Released January 8, 2019  (See previous version.)

The Topeka metropolitan area’s* total nonfarm employment declined by approximately 1,000 workers from November 2017 to November 2018, following an 800 worker decline in 2017. From 2012 to 2016, the Topeka area grew by an average of 0.7 percent, and Topeka’s growth has lagged behind the state average every year since 2011 except 2016 when Topeka grew 1.1 percent compared to Kansas’ state average of 0.3 percent.

For 2019, employment in the Topeka area is forecast to grow by 0.3 percent, rebounding from the contractions of 2017 and 2018 by adding approximately 300 new jobs overall to the local economy.

  • The production sectors are expected to lead employment growth in the Topeka metropolitan area, adding almost 200 jobs with a 1.3 percent growth rate.

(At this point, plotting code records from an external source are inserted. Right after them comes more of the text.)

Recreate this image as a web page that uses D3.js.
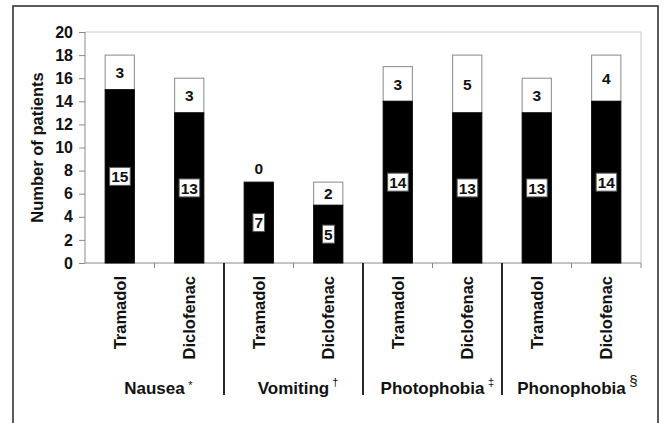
<!DOCTYPE html>
<html><head><meta charset="utf-8">
<script src="https://cdn.jsdelivr.net/npm/d3@7"></script>
<style>body{margin:0;background:#fff}svg{display:block}text{font-family:Arial,"Liberation Sans",sans-serif;font-weight:bold;fill:#111}</style>
</head><body><svg id="c" width="666" height="423"></svg>
<script>
const groups = ["Nausea","Vomiting","Photophobia","Phonophobia"];
const groupMarks = ["*","\u2020","\u2021","\u00A7"];
const drugs = ["Tramadol","Diclofenac"];
const blackValues = [15,13,7,5,14,13,13,14];
const whiteValues = [3,3,0,2,3,5,3,4];
const yTicks = [0,2,4,6,8,10,12,14,16,18,20];

const svg = d3.select("#c");
const L=85, R=641, T=32, B=263;
const cats = d3.range(8);
const x = d3.scaleBand().domain(cats).range([L,R]).paddingInner(0.58).paddingOuter(0.29);
const step = x.step();
const y = d3.scaleLinear().domain([0,20]).range([B,T]);

// outer frame
svg.append("rect").attr("x",13).attr("y",6).attr("width",645).attr("height",440)
  .attr("fill","none").attr("stroke","#333").attr("stroke-width",1.6);

// plot border lines (top, right)
svg.append("line").attr("x1",L).attr("x2",R).attr("y1",T).attr("y2",T).attr("stroke","#c8c8c8");
svg.append("line").attr("x1",R).attr("x2",R).attr("y1",T).attr("y2",B).attr("stroke","#c8c8c8");

// y axis
const ya = svg.append("g").attr("transform",`translate(${L},0)`)
  .call(d3.axisLeft(y).tickValues(yTicks).tickSize(6).tickPadding(6));
ya.selectAll("path,line").attr("stroke","#8a8a8a");
ya.select(".domain").attr("d",`M0,${T}V${B}`);
ya.selectAll("text").style("font-size","16px").style("font-family","Arial,'Liberation Sans',sans-serif").style("font-weight","bold").attr("fill","#111");

svg.append("text").attr("transform",`translate(43,${(T+B)/2}) rotate(-90)`)
  .attr("text-anchor","middle").style("font-size","16.5px").text("Number of patients");

// x axis line
svg.append("line").attr("x1",L).attr("x2",R).attr("y1",B).attr("y2",B).attr("stroke","#8a8a8a");
// minor ticks at band boundaries
cats.forEach(i=>{
  if(i%2===1){
    const xb = x(i) - step*0.29;
    svg.append("line").attr("x1",xb).attr("x2",xb).attr("y1",B).attr("y2",B+5).attr("stroke","#8a8a8a");
  }
});
svg.append("line").attr("x1",R).attr("x2",R).attr("y1",B).attr("y2",B+5).attr("stroke","#8a8a8a");
// group separators
[2,4,6].forEach(i=>{
  const xb = x(i) - step*0.29;
  svg.append("line").attr("x1",xb).attr("x2",xb).attr("y1",B).attr("y2",395).attr("stroke","#111").attr("stroke-width",1.8);
});

// bars
const bw = x.bandwidth();
cats.forEach(i=>{
  const b = blackValues[i], w = whiteValues[i];
  if(w>0){
    svg.append("rect").attr("x",x(i)).attr("y",y(b+w)).attr("width",bw).attr("height",y(b)-y(b+w))
      .attr("fill","#fff").attr("stroke","#888").attr("stroke-width",1);
  }
  svg.append("rect").attr("x",x(i)).attr("y",y(b)).attr("width",bw).attr("height",y(0)-y(b))
    .attr("fill","#000").attr("stroke","#000").attr("stroke-width",1);
  // black label with box
  const cx = x(i)+bw/2, cy = y(b/2);
  const t = svg.append("text").attr("x",cx).attr("y",cy).attr("dy","0.36em").attr("text-anchor","middle")
    .style("font-size","15.5px").text(b);
  const bb = t.node().getBBox();
  svg.insert("rect", () => t.node()).attr("x",bb.x-1.5).attr("y",cy-9).attr("width",bb.width+3).attr("height",18)
    .attr("fill","#fff").attr("stroke","#555").attr("stroke-width",1);
  // white label
  const wy = w>0 ? y(b+w/2) : y(b)-14;
  svg.append("text").attr("x",cx).attr("y",wy).attr("dy","0.36em").attr("text-anchor","middle")
    .style("font-size","15.5px").text(w);
  // drug label
  svg.append("text").attr("transform",`translate(${cx+6},276) rotate(-90)`).attr("text-anchor","end")
    .style("font-size","16.5px").text(drugs[i%2]);
});

// group labels
groups.forEach((g,k)=>{
  const gx = x(2*k) - step*0.29 + step;
  const t = svg.append("text").attr("x",gx).attr("y",394).attr("text-anchor","middle")
    .style("font-size","17px").text(g);
  const bb = t.node().getBBox();
  svg.append("text").attr("x",bb.x+bb.width+3).attr("y",k===0?389:386).style("font-size",k===3?"15px":"11px")
    .style("font-weight","normal").text(groupMarks[k]);
});
</script></body></html>
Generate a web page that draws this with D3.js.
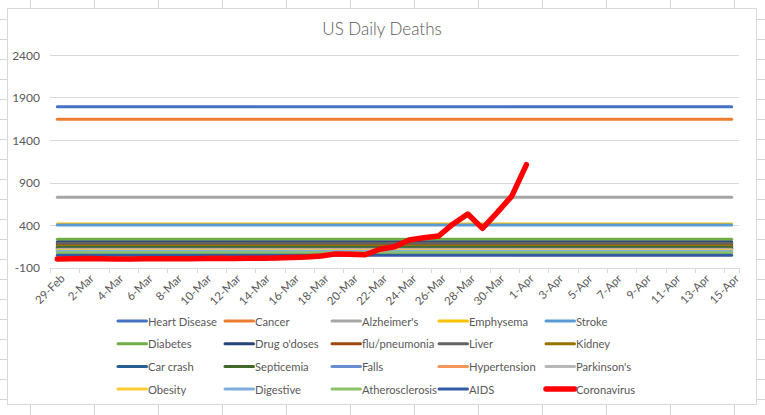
<!DOCTYPE html>
<html><head><meta charset="utf-8">
<script src="https://cdnjs.cloudflare.com/ajax/libs/d3/7.8.5/d3.min.js"></script>
<style>
html,body{margin:0;padding:0;background:#fff;}
svg{display:block;}
text{font-family:Lato,"Liberation Sans",sans-serif;fill:#595959;}
</style></head>
<body><svg id="c" width="765" height="415"></svg>
<script>
const categories = ["29-Feb","1-Mar","2-Mar","3-Mar","4-Mar","5-Mar","6-Mar","7-Mar","8-Mar","9-Mar","10-Mar","11-Mar","12-Mar","13-Mar","14-Mar","15-Mar","16-Mar","17-Mar","18-Mar","19-Mar","20-Mar","21-Mar","22-Mar","23-Mar","24-Mar","25-Mar","26-Mar","27-Mar","28-Mar","29-Mar","30-Mar","31-Mar","1-Apr","2-Apr","3-Apr","4-Apr","5-Apr","6-Apr","7-Apr","8-Apr","9-Apr","10-Apr","11-Apr","12-Apr","13-Apr","14-Apr","15-Apr"];
const xTickLabels = ["29-Feb","2-Mar","4-Mar","6-Mar","8-Mar","10-Mar","12-Mar","14-Mar","16-Mar","18-Mar","20-Mar","22-Mar","24-Mar","26-Mar","28-Mar","30-Mar","1-Apr","3-Apr","5-Apr","7-Apr","9-Apr","11-Apr","13-Apr","15-Apr"];
const yTicks = [-100,400,900,1400,1900,2400];
const causes = ["Heart Disease","Cancer","Alzheimer's","Emphysema","Stroke","Diabetes","Drug o'doses","flu/pneumonia","Liver","Kidney","Car crash","Septicemia","Falls","Hypertension","Parkinson's","Obesity","Digestive","Atherosclerosis","AIDS"];
const causeDaily = [1790,1643,727,412,401,232,200,168,185,150,125,135,115,110,105,100,92,75,45];
const causeColors = ["#4472C4","#ED7D31","#A5A5A5","#FFC000","#5B9BD5","#70AD47","#264478","#9E480E","#636363","#997300","#255E91","#43682B","#698ED0","#F1975A","#B7B7B7","#FFCD33","#7CAFDD","#8CC168","#335AA1"];
const coronaName = "Coronavirus";
const coronaDates = categories.slice(0,33);
const coronaDeaths = [1,3,6,3,0,0,2,3,4,4,5,8,6,10,10,13,18,24,35,60,55,50,115,145,224,250,270,412,529,360,545,740,1110];
const coronaColor = "#FF0000";

const svg = d3.select("#c");
// sheet gridlines
const sheetX = [30,94,158,222,286,350,414,478,542,606,670,734];
const sheetY = d3.range(-1,420,20);
svg.selectAll("line.sx").data(sheetX).join("line").attr("x1",d=>d+.5).attr("x2",d=>d+.5).attr("y1",0).attr("y2",415).attr("stroke","#d4d4d4");
svg.selectAll("line.sy").data(sheetY).join("line").attr("x1",0).attr("x2",765).attr("y1",d=>d+.5).attr("y2",d=>d+.5).attr("stroke","#d4d4d4");
// chart area
svg.append("rect").attr("x",7.5).attr("y",8.5).attr("width",749).attr("height",396).attr("fill","#fff").attr("stroke","#d9d9d9");

const x = d3.scaleBand().domain(categories).range([50,739]);
const cx = d => x(d) + x.bandwidth()/2;
const y = d3.scaleLinear().domain([-100,2400]).range([267.5,55]);

// title
svg.append("text").attr("x",382).attr("y",28).attr("text-anchor","middle").attr("dominant-baseline","central")
  .style("font-size","17px").style("font-weight","300").text("US Daily Deaths");

// gridlines
svg.append("g").selectAll("line").data(yTicks).join("line")
  .attr("x1",50).attr("x2",739).attr("y1",d=>Math.round(y(d))+.5).attr("y2",d=>Math.round(y(d))+.5)
  .attr("stroke","#d9d9d9").attr("stroke-width",1);
// y labels
svg.append("g").selectAll("text").data(yTicks).join("text")
  .attr("x",40).attr("y",d=>y(d)).attr("text-anchor","end").attr("dominant-baseline","central")
  .style("font-size","12px").text(d=>d);
// x tick marks every 2 categories at band boundaries
const tickCats = categories.filter((c,i)=>i%2===0);
svg.append("g").selectAll("line").data(tickCats.concat(["__end"])).join("line")
  .attr("x1",d=>d==="__end"?739.5:Math.round(x(d))+.5).attr("x2",d=>d==="__end"?739.5:Math.round(x(d))+.5)
  .attr("y1",268).attr("y2",273).attr("stroke","#d9d9d9");
// x labels
svg.append("g").selectAll("text").data(xTickLabels).join("text")
  .attr("transform",d=>`translate(${cx(d)+5},${276}) rotate(-45)`)
  .attr("text-anchor","end").attr("dominant-baseline","central")
  .style("font-size","11.5px").text(d=>d);

// cause lines
const line = d3.line().x(d=>cx(d[0])).y(d=>y(d[1]));
const g = svg.append("g").attr("fill","none").attr("stroke-linecap","round").attr("stroke-linejoin","round");
causes.forEach((name,i)=>{
  g.append("path").attr("d",line(categories.map(c=>[c,causeDaily[i]])))
   .attr("stroke",causeColors[i]).attr("stroke-width",3);
});
g.append("path").attr("d",line(coronaDates.map((c,i)=>[c,coronaDeaths[i]])))
  .attr("stroke",coronaColor).attr("stroke-width",5.5);

// legend
const legendNames = causes.concat([coronaName]);
const legendColors = causeColors.concat([coronaColor]);
const lg = svg.append("g");
legendNames.forEach((n,i)=>{
  const col=i%5,row=Math.floor(i/5);
  const lx=118+107*col, ly=321+22.7*row;
  lg.append("line").attr("x1",lx).attr("x2",lx+28.5).attr("y1",ly).attr("y2",ly)
    .attr("stroke",legendColors[i]).attr("stroke-width",n===coronaName?5.5:3).attr("stroke-linecap","round");
  lg.append("text").attr("x",lx+30).attr("y",ly).attr("dominant-baseline","central")
    .style("font-size","11.2px").text(n);
});
</script></body></html>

The manufacturing sector has been a bright spot in the Topeka economy in recent years, with 400 jobs added from 2013 to 2017. It is projected to expand 1.1 percent in 2019. The natural resources and construction sector is projected to add fewer than 100 jobs in 2019, continuing to rebound after declining by approximately 400 jobs in 2017.
  • Trade, transportation, and utilities sector employment is forecast to decline by 0.5 percent in 2019, contracting by less than 100 jobs overall. Since 2008, the sector has declined in employment each year in Topeka, ranging from a 0.3 percent to 1.7 percent decline. Overall employment has declined in the retail trade, wholesale trade, and transportation subsectors over this period. Taxable retail sales declined 2.6 percent on an inflation-adjusted basis in 2017, the first decline in Topeka’s inflation-adjusted taxable retail sales since 2013. In 2018 retail sales returned to positive growth, and for 2019, retail sales are projected to grow 0.5 percent after adjusting for inflation
  • • Employment growth in the service sector is projected to be 0.5 percent in 2019, adding more than 200 jobs to the Topeka economy. Service sector employment remained approximately flat in 2017 and 2018 after adding almost 2,000 jobs in 2015 and 2016. The fastest growing service subsector is projected to the professional and business services sector, which is forecast to grow 1.9 percent in 2019, rebounding from a decline of approximately 400 workers in 2017.
  • Government sector employment is projected to have a net employment change of less than 100 jobs in 2019. Federal and local government employment is expected to grow modestly, but state government employment is forecast to decline by approximately the same amount. Government sector employment has declined in seven of the last eight years since 2011 in the Topeka area.

*The Topeka metropolitan area consists of Jackson, Jefferson, Osage, Shawnee, and Wabaunsee counties in Kansas.